To provide investors with a clearer picture of where and how debt capital markets significantly harm global environmental objectives, and building on the traditional Fixed-income League Tables that quarterly rank underwriters of global bonds, WWF has created the ‘More-Harm-Than-Good-Indicator’, which compares the volume of capital arranged or underwritten that is fossil-fuel-related against the volume which is labelled as green. The Indicator reveals that the largest players in the underwriting business tend to be laggards, in financing or underwriting projects that reduce carbon emissions.
More Information
The report lays out the progress made in the last five years in the labelling, definitions, impact reporting, and issuance of sustainable and green bonds. It reveals that rapid change is already happening in the debt capital markets.
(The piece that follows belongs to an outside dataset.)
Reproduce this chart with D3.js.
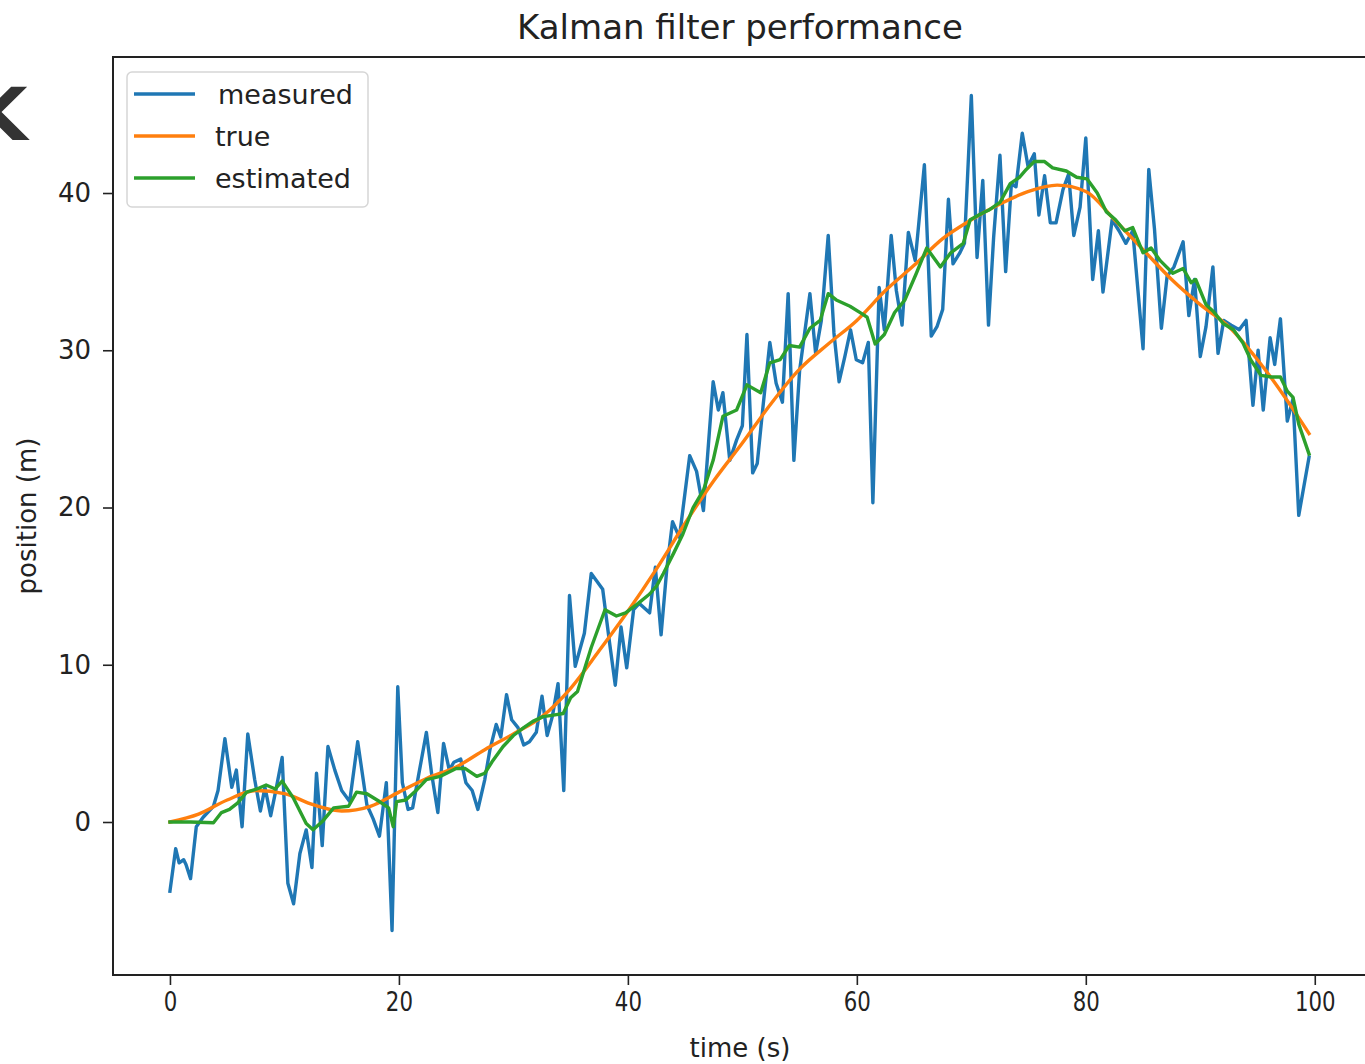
<!DOCTYPE html>
<html>
<head>
<meta charset="utf-8">
<script src="https://cdn.jsdelivr.net/npm/d3@7"></script>
<style>
  html, body { margin: 0; padding: 0; background: #fff; overflow: hidden; }
  svg { display: block; font-family: "DejaVu Sans", sans-serif; }
</style>
</head>
<body>
<svg id="chart" width="1365" height="1064"></svg>
<script>
// Kalman filter demo: noisy measurements, ground truth and filter estimate.

const measuredTime = [
  0, 0.5, 0.8, 1.2, 1.4, 1.8, 2.3, 2.9, 3.8, 4.2, 4.8, 5.4, 5.8, 6.3, 6.8, 7.4, 7.9, 8.3, 8.8, 9.3, 9.8,
  10.3, 10.8, 11.35, 11.9, 12.4, 12.8, 13.3, 13.8, 14.4, 15.0, 15.7, 16.4, 17.2, 17.75, 18.3, 18.9, 19.4, 19.9,
  20.3, 20.8, 21.2, 21.7, 22.4, 22.85, 23.4, 23.9, 24.4, 24.8, 25.4, 25.85, 26.4, 26.9, 27.5, 27.95, 28.5, 28.9, 29.4, 29.85,
  30.4, 30.9, 31.4, 32.0, 32.5, 32.95, 33.4, 33.9, 34.4, 34.9, 35.4, 36.2, 36.8, 37.8, 38.4, 38.9, 39.4, 39.9,
  40.5, 41.0, 41.9, 42.4, 42.9, 43.4, 43.9, 44.5, 45.4, 46.0, 46.6, 47.45, 47.9, 48.3, 48.9, 49.5, 50.0, 50.4, 50.9,
  51.3, 51.8, 52.4, 52.95, 53.5, 54.0, 54.5, 55.0, 55.9, 56.4, 56.9, 57.5, 58.0, 58.45, 58.95, 59.45, 59.95,
  60.5, 61.0, 61.4, 61.95, 62.4, 63.0, 63.45, 63.95, 64.5, 65.1, 65.9, 66.5, 67.0, 67.5, 68.0, 68.4, 69.0, 69.4,
  70.0, 70.5, 71.0, 71.5, 71.95, 72.5, 73.0, 73.5, 73.9, 74.45, 74.95, 75.5, 75.9, 76.4, 76.9, 77.4, 78.0, 78.5, 78.95, 79.5,
  80.0, 80.6, 81.1, 81.5, 82.3, 82.9, 83.5, 84.1, 85.0, 85.5, 86.0, 86.6, 87.1, 87.7, 88.5, 89.0, 89.5,
  90.0, 90.5, 91.1, 91.55, 92.05, 92.7, 93.4, 94.0, 94.6, 95.05, 95.5, 96.1, 96.5, 97.0, 97.6, 98.1, 98.6, 99.5
];
const measuredPos = [
  -4.4, -1.7, -2.6, -2.4, -2.7, -3.6, -0.3, 0.3, 1.0, 2.0, 5.3, 2.2, 3.3, -0.3, 5.6, 2.7, 0.7, 2.2, 0.4, 2.2, 4.1,
  -3.9, -5.2, -2.0, -0.5, -2.9, 3.1, -1.5, 4.8, 3.3, 2.0, 1.3, 5.1, 1.1, 0.2, -0.9, 2.5, -6.9, 8.6,
  2.5, 0.8, 0.9, 2.9, 5.7, 3.1, 0.6, 5.0, 3.3, 3.8, 4.0, 2.5, 2.0, 0.8, 2.7, 4.6, 6.2, 5.4, 8.1, 6.5,
  6.0, 4.9, 5.1, 5.7, 8.0, 5.5, 6.7, 8.8, 2.0, 14.4, 9.9, 12.0, 15.8, 14.8, 11.4, 8.7, 12.4, 9.8,
  13.5, 13.9, 13.3, 16.2, 11.9, 16.1, 19.1, 18.1, 23.3, 22.3, 19.8, 28.0, 26.2, 27.3, 23.0, 24.3, 25.2, 31.0, 22.2,
  22.8, 26.4, 30.5, 27.9, 26.7, 33.6, 23.0, 28.7, 33.6, 29.8, 31.9, 37.3, 31.1, 28.0, 29.6, 31.3, 29.4,
  29.2, 30.5, 20.3, 34.0, 31.3, 37.3, 33.8, 31.6, 37.5, 35.7, 41.8, 30.9, 31.5, 32.6, 39.6, 35.5, 36.2, 36.8,
  46.2, 35.9, 40.8, 31.6, 37.2, 42.4, 35.0, 40.6, 40.4, 43.8, 41.7, 42.5, 38.6, 41.1, 38.1, 38.1, 40.2, 41.2, 37.3, 39.1,
  43.5, 34.5, 37.6, 33.7, 38.3, 37.6, 36.8, 37.6, 30.1, 41.5, 37.7, 31.4, 34.7, 35.3, 36.9, 32.2, 34.5,
  29.6, 31.5, 35.3, 29.8, 31.9, 31.6, 31.3, 31.9, 26.5, 30.0, 26.2, 30.8, 29.1, 32.0, 25.5, 26.9, 19.5, 23.2
];

const trueTime = [
  0, 2.5, 5, 7.5, 10, 12.5, 15, 17.5, 20, 22.5, 25, 27.5, 30, 32.5, 35, 37.5, 40, 42.5, 45, 47.5,
  50, 52.5, 55, 57.5, 60, 62.5, 65, 67.5, 70, 72.5, 75, 77.5, 80, 82.5, 85, 87.5, 90, 92.5, 95, 97.5, 99.5
];
const truePos = [
  0.0, 0.5, 1.4, 2.0, 1.8, 1.1, 0.7, 1.0, 1.9, 2.8, 3.5, 4.6, 5.6, 6.7, 8.5, 10.9, 13.4, 16.1, 19.0, 21.7,
  24.1, 26.6, 28.8, 30.4, 31.9, 33.8, 35.4, 37.1, 38.3, 39.3, 40.1, 40.5, 40.1, 38.3, 36.4, 34.5, 32.9, 31.5, 29.4, 26.9, 24.7
];

const estimatedTime = [
  0, 1.8, 3.8, 4.5, 5.2, 5.9, 6.7, 7.6, 8.4, 9.2, 9.8, 10.8, 11.9, 12.5, 13.4, 14.3, 15.6, 16.3, 17.2, 18.3, 19.1, 19.5,
  19.8, 20.6, 21.5, 22.4, 23.6, 25.0, 25.8, 26.8, 27.5, 28.2, 29.1, 30.0, 30.9, 31.7, 32.6, 33.5, 34.35, 35.0, 35.6,
  36.8, 38.0, 39.0, 39.8, 40.9, 41.9, 42.5, 43.1, 44.0, 44.8, 45.7, 46.6, 47.45, 48.3, 49.5, 50.4, 51.6,
  52.4, 53.3, 54.1, 55.0, 55.9, 56.8, 57.5, 58.2, 59.4, 60.5, 60.9, 61.6, 62.4, 63.3, 64.2, 65.2, 66.1, 67.3,
  68.2, 69.3, 69.9, 70.9, 71.5, 72.5, 73.4, 74.2, 74.8, 75.5, 76.4, 77.1, 78.3, 79.2, 80.1, 81.0, 81.8,
  82.6, 83.4, 84.1, 85.0, 85.7, 86.5, 87.6, 88.5, 89.2, 89.6, 90.5, 91.1, 92.0, 92.9, 93.7, 94.4, 95.3,
  96.2, 97.0, 97.6, 98.1, 98.6, 99.5
];
const estimatedPos = [
  0.0, 0.0, -0.05, 0.6, 0.8, 1.2, 1.9, 2.1, 2.35, 2.1, 2.6, 1.5, -0.1, -0.5, 0.1, 0.9, 1.0, 1.9, 1.8, 1.3, 0.9, -0.3,
  1.3, 1.4, 2.0, 2.7, 2.9, 3.4, 3.4, 2.9, 3.1, 3.9, 4.8, 5.5, 6.0, 6.4, 6.7, 6.8, 6.9, 7.9, 8.3,
  11.1, 13.5, 13.1, 13.3, 13.9, 14.5, 15.0, 15.8, 17.1, 18.3, 20.0, 21.1, 23.0, 25.8, 26.2, 27.8, 27.3,
  29.2, 29.4, 30.3, 30.2, 31.4, 31.9, 33.6, 33.2, 32.8, 32.3, 32.1, 30.4, 31.0, 32.4, 33.2, 34.9, 36.5, 35.3,
  36.2, 36.8, 38.3, 38.7, 38.9, 39.4, 40.6, 41.0, 41.5, 42.0, 42.0, 41.6, 41.4, 41.0, 40.9, 40.0, 38.8,
  38.3, 37.6, 37.8, 36.2, 36.5, 35.7, 34.9, 35.2, 34.3, 34.5, 32.9, 32.5, 31.7, 31.3, 30.5, 29.4, 28.4,
  28.3, 28.3, 27.4, 27.0, 25.3, 23.4
];

const xTicks = [0, 20, 40, 60, 80, 100];
const yTicks = [0, 10, 20, 30, 40];

const series = [
  { name: 'measured', time: measuredTime, pos: measuredPos, color: '#1f77b4' },
  { name: 'true', time: trueTime, pos: truePos, color: '#ff7f0e', smooth: true },
  { name: 'estimated', time: estimatedTime, pos: estimatedPos, color: '#2ca02c' },
];

const svg = d3.select('#chart');
const margin = { left: 113, right: 1366, top: 57, bottom: 975 };

const x = d3.scaleLinear().domain([-4.975, 104.475]).range([margin.left, margin.right]);
const y = d3.scaleLinear().domain([-9.73, 48.65]).range([margin.bottom, margin.top]);

// stray glyph cut off at the left edge of the screenshot
svg.append('text')
  .attr('x', -29).attr('y', 140)
  .attr('font-size', 73).attr('font-weight', 'bold')
  .attr('fill', '#333')
  .text('K');

svg.append('defs').append('clipPath').attr('id', 'plot-clip')
  .append('rect')
  .attr('x', margin.left).attr('y', margin.top)
  .attr('width', margin.right - margin.left).attr('height', margin.bottom - margin.top);

const plot = svg.append('g').attr('clip-path', 'url(#plot-clip)');

series.forEach((s) => {
  const line = d3.line()
    .x((d) => x(d[0]))
    .y((d) => y(d[1]))
    .curve(s.smooth ? d3.curveMonotoneX : d3.curveLinear);
  plot.append('path')
    .datum(s.time.map((t, i) => [t, s.pos[i]]))
    .attr('d', line)
    .attr('fill', 'none')
    .attr('stroke', s.color)
    .attr('stroke-width', 3.4)
    .attr('stroke-linejoin', 'round')
    .attr('stroke-linecap', 'square');
});

// axes
const xAxis = svg.append('g')
  .attr('transform', `translate(0,${margin.bottom})`)
  .call(d3.axisBottom(x).tickValues(xTicks).tickSize(10).tickPadding(8).tickFormat(d3.format('d')));
const yAxis = svg.append('g')
  .attr('transform', `translate(${margin.left},0)`)
  .call(d3.axisLeft(y).tickValues(yTicks).tickSize(10).tickPadding(12).tickFormat(d3.format('d')));

[xAxis, yAxis].forEach((ax) => {
  ax.select('.domain').remove();
  ax.selectAll('line').attr('stroke', '#222').attr('stroke-width', 1.6);
  ax.selectAll('text').attr('font-size', 26).attr('fill', '#222').attr('font-family', '"DejaVu Sans", sans-serif');
});
// the x tick labels are horizontally squeezed in the reference
xAxis.selectAll('.tick text').attr('transform', 'scale(0.82,1)');

// frame
svg.append('rect')
  .attr('x', margin.left).attr('y', margin.top)
  .attr('width', margin.right - margin.left).attr('height', margin.bottom - margin.top)
  .attr('fill', 'none').attr('stroke', '#222').attr('stroke-width', 2);

// title and axis labels
svg.append('text')
  .attr('x', 740).attr('y', 39)
  .attr('text-anchor', 'middle').attr('font-size', 34).attr('fill', '#222')
  .text('Kalman filter performance');

svg.append('text')
  .attr('x', 740).attr('y', 1057)
  .attr('text-anchor', 'middle').attr('font-size', 26).attr('fill', '#222')
  .text('time (s)');

svg.append('text')
  .attr('transform', `translate(36,${(margin.top + margin.bottom) / 2}) rotate(-90)`)
  .attr('text-anchor', 'middle').attr('font-size', 26).attr('fill', '#222')
  .text('position (m)');

// legend
const legend = svg.append('g');
legend.append('rect')
  .attr('x', 127).attr('y', 72).attr('width', 241).attr('height', 135)
  .attr('rx', 5).attr('fill', 'rgba(255,255,255,0.8)')
  .attr('stroke', '#d6d6d6').attr('stroke-width', 1.5);

const legendX = [218, 215, 215];
series.forEach((s, i) => {
  const ly = 94 + i * 42;
  legend.append('line')
    .attr('x1', 134).attr('x2', 195).attr('y1', ly).attr('y2', ly)
    .attr('stroke', s.color).attr('stroke-width', 3.4);
  legend.append('text')
    .attr('x', legendX[i]).attr('y', ly + 10)
    .attr('font-size', 27).attr('fill', '#222')
    .text(s.name);
});
</script>
</body>
</html>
Building on what we have seen in recent years, WWF has identified Rapid Change Levers for key actors to pull.More specifically, the report also paints four rapid-change scenarios for leveraging debt instruments to address global environmental challenges during this critical make-or-break decade to 2030. The four rapid-change scenarios are:
- Encyclopaedia – Governments and regulators strengthen financial regulation and work in a coordinated effort to develop a global common language, standardising definitions and taxonomies for sustainable-labelled and green bonds.
- Science-based Central Banking – Central bankers recognise the impacts of environmental degradation on their economies and the urgency to act in mitigation of these effects through a conscious shift in policy, driven by climate science.
- Investor Pull – Through co-ordinated efforts driven by investor coalitions, a shift away from environmentally harmful debt capital instruments into green debt instruments that fulfil the criteria of best practise green bond standards.
- Unveiling – Radical transparency in reporting, enabled by innovation, technology and big-data, enables retail investors to make informed decisions as they seek out responsible investments with environmental stewardship as the core value.
According to the Global Commission on the Economy and Climate, US$90 trillion of investments in infrastructure are expected by 2030 and if such infrastructure is sustainable, those investments could yield economic benefits of up to US$26 trillion vs. a business as usual scenario. These numbers show that the opportunity is there for debt capital markets to radically transform.